Professor Emeritus Teachers College, Columbia University

I retired from Teachers College, Columbia University (TC) in 2009 after twenty-five years and was awarded the title Professor Emeritus. I haven’t come around to that part of retirement where one lounges on the sofa eating chocolates and watching the soaps—at least, not to the sofa and soaps part. There are so many interesting things to do. Currently, I’m working as Senior Curriculum Specialist for the USAID Teacher Education Project in Pakistan. It takes me to Pakistan four times a year.

From 1983- 2001, I directed the Preservice Program in Childhood Education, a graduate level teacher preparation program at TC. Under my leadership, the program grew from 11 students to 98. I also taught courses in curriculum theory and design, supervision of elementary and secondary schools and history of the curriculum field. I’ve taught, lectured, and consulted internationally, particularly in the Middle East and in China. If you want to know more about my scholarly work, you can check the Teachers College website for retired faculty listings.

In addition to my scholarly publications, I edited five books in the Sterling Press Poetry for Young People series and Growing Up Caring a book for teens on values and decision making funded by the Kennedy Foundation.

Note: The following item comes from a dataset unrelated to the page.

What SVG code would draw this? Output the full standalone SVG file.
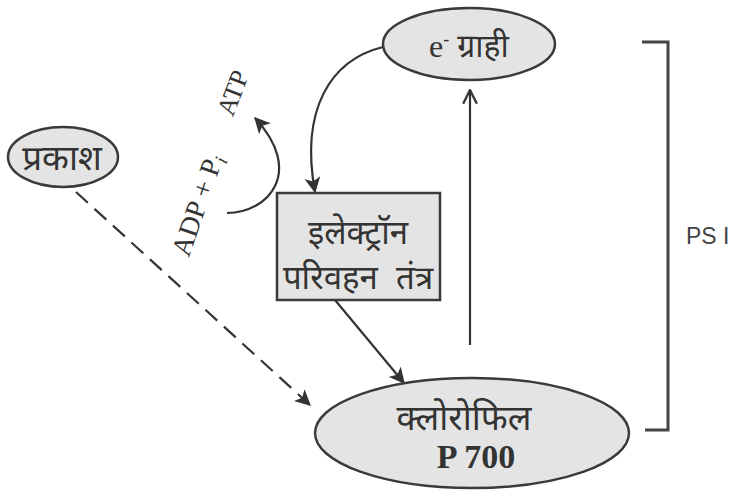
<svg xmlns="http://www.w3.org/2000/svg" width="749" height="494" viewBox="0 0 749 494">
<style>
.node{fill:#e4e4e4;stroke:#3a3a3a;stroke-width:2.5}
.t{font-family:"Liberation Serif","Noto Sans",serif;fill:#333;text-anchor:middle}
.c{fill:none;stroke:#333;stroke-width:2.2}
</style>
<defs>
<marker id="fb" viewBox="0 0 12 12" refX="11" refY="6" markerWidth="16" markerHeight="16" markerUnits="userSpaceOnUse" orient="auto">
<path d="M0,0 L12,6 L0,12 L3,6 Z" fill="#333"/>
</marker>
<marker id="op" viewBox="0 0 14 14" refX="13" refY="7" markerWidth="16" markerHeight="16" markerUnits="userSpaceOnUse" orient="auto">
<path d="M1,1 L13,7 L1,13" fill="none" stroke="#333" stroke-width="2"/>
</marker>
</defs>
<rect width="749" height="494" fill="#fff"/>
<g id="connectors">
<path class="c" d="M383 47 C330 60 300 110 315 192" marker-end="url(#fb)"/>
<path class="c" d="M227 213 C268 213 305 172 255 118" marker-end="url(#fb)"/>
<path class="c" d="M470 345 L470 90" marker-end="url(#op)"/>
<path class="c" d="M335 300 L404 383" marker-end="url(#fb)"/>
<path class="c" d="M76 192 L310 405" stroke-dasharray="16,9" marker-end="url(#fb)"/>
</g>
<g id="e-acceptor">
<ellipse class="node" cx="469" cy="44" rx="86" ry="36"/>
<text class="t" x="469" y="57" font-size="32">e<tspan font-size="18" dy="-12">-</tspan><tspan dy="12"> ग्राही</tspan></text>
</g>
<g id="light">
<ellipse class="node" cx="63" cy="157" rx="55" ry="30"/>
<text class="t" x="62" y="170" font-size="35">प्रकाश</text>
</g>
<g id="etc">
<rect class="node" x="277" y="193" width="163" height="107"/>
<text class="t" x="358" y="244" font-size="33">इलेक्ट्रॉन</text>
<text class="t" x="358" y="289" font-size="33" word-spacing="10">परिवहन तंत्र</text>
</g>
<g id="chlorophyll">
<ellipse class="node" cx="472" cy="433" rx="157" ry="55"/>
<text class="t" x="464" y="430" font-size="35">क्लोरोफिल</text>
<text class="t" x="476" y="468" font-size="34" font-weight="bold">P 700</text>
</g>
<g id="labels">
<text class="t" font-size="28" transform="translate(206 208) rotate(-71)">ADP + P<tspan font-size="19" dy="5" font-style="italic">i</tspan></text>
<text class="t" font-size="26" transform="translate(241 96) rotate(-69)">ATP</text>
</g>
<g id="bracket">
<path d="M642 42 L668 42 L668 430 L645 430" fill="none" stroke="#444" stroke-width="3"/>
<text x="686" y="244" font-size="23" font-family="Liberation Sans,sans-serif" fill="#444">PS I</text>
</g>
</svg>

On a more personal level, I’m a graduate of The University of Washington and have a MA in early childhood education from George Peabody College, Vanderbilt University and an Ed. D. from Teachers College, Columbia University. I’m daughter of school teachers. I grew up on a farm in rural Oklahoma as the only daughter, happily sandwiched between two brothers. A highlight of every summer was when the box of children’s books our mother ordered from The Oklahoma Library Commission arrived. After graduating from College, I began teaching. Over the years, I taught all of the elementary grades except grade 6. It was fun to be a teacher. I worked with the children to organize things around broad themes and project work. I noticed, though, that it got to be less fun as things began to be more regulated. I think it was this fight against the demeaning of teacher professionalism through over-regulation of schooling that drove me from the classroom. I kept asking where I could make a difference, where I could claim a voice that says “There is a better way!”
I now live in Baltimore, Maryland with my daughter, granddaughter and two cats; one of them is our token male member of the family. My hobbies are reading, writing, sketching, walking, gardening and travel. It is hard to fit them all in—no wonder there is no time for the soaps. The chocolates are another matter.